Years after one sold a bicycle to another in a London thrift shop, Malawi native Esau Mwamwaya teamed up with UK production duo Radioclit to try making some music together. Across their first four releases—two mixtapes and two proper albums—The Very Best made a comfortable nest for themselves from branches of Malawi music tied together with strings of pop, dance, and gospel, supported by tall celebrity trees like M.I.A. and Bruno Mars. The third The Very Best studio album, Makes a King, maintains a high standard of quality despite being marked by significant changes behind the scenes.
Those shifts begin with Etienne Tron (the French half of Radioclit who bought the bike) out of the picture on this album, leaving Mwamwaya and Johan Hugo (the Swedish, non-biking half) to assemble it as a duo. They did so in a setting indicative of Africa’s growth and growing pains, a remote Malawi village with a population split evenly among Muslims and Christians. Their songs have always promoted Chichewa, Malawi’s national language, but their most famous friends from the first world are largely absent here (Vampire Weekend is only represented by bassist Chris Baio) and, therefore, so is English.

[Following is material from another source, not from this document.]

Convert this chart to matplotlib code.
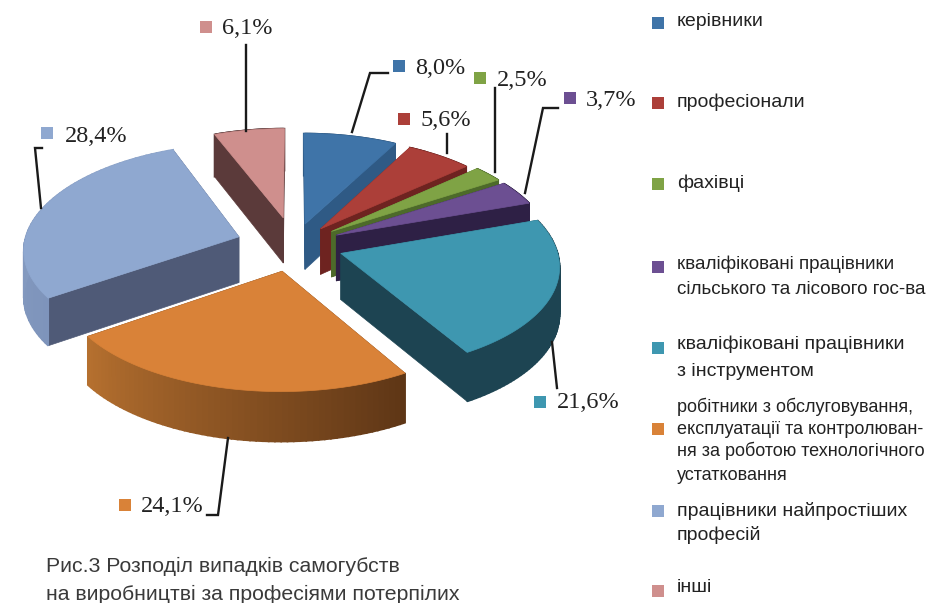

One of the album’s few English passages—“Only thing we eat is what you throwin’ away/We don’t choose/The ghetto makes a king,” from the closing title track—holds the only clear indication beyond any advance press that Mwamwaya’s lyrics address deep-seated African issues like poverty and political corruption. There are few truly bright-sounding moments on Makes a King, and even some of the brightest (“Let Go,” “Bilimankwe”) manage to suggest African artists (Youssou N’Dour, Ladysmith Black Mambazo) forever connected to activist musicians or pet causes of the West.
Nevertheless, Makes a King is a finely crafted album, possibly even a beautiful one. “The Dead and the Dreaming” and “Kanyale” are two sides of the same tribal coin, succeeding without percussion and without a driving instrumental melody, respectively. “Sweka” and “Mariana” softly suggest David Guetta’s populist electronica. “Hear Me” and “Guju Guju,” meanwhile, revisit low-key and quirky electropop not just from Vampire Weekend but Tricky as well. But be warned: All grooves aside, this is a far more introverted affair than past releases like Warm Heart of Africa. The music still has a warm heart, the glow is just obscured by cautious hands, dark aboriginal cloth, and maybe a layer of body armor.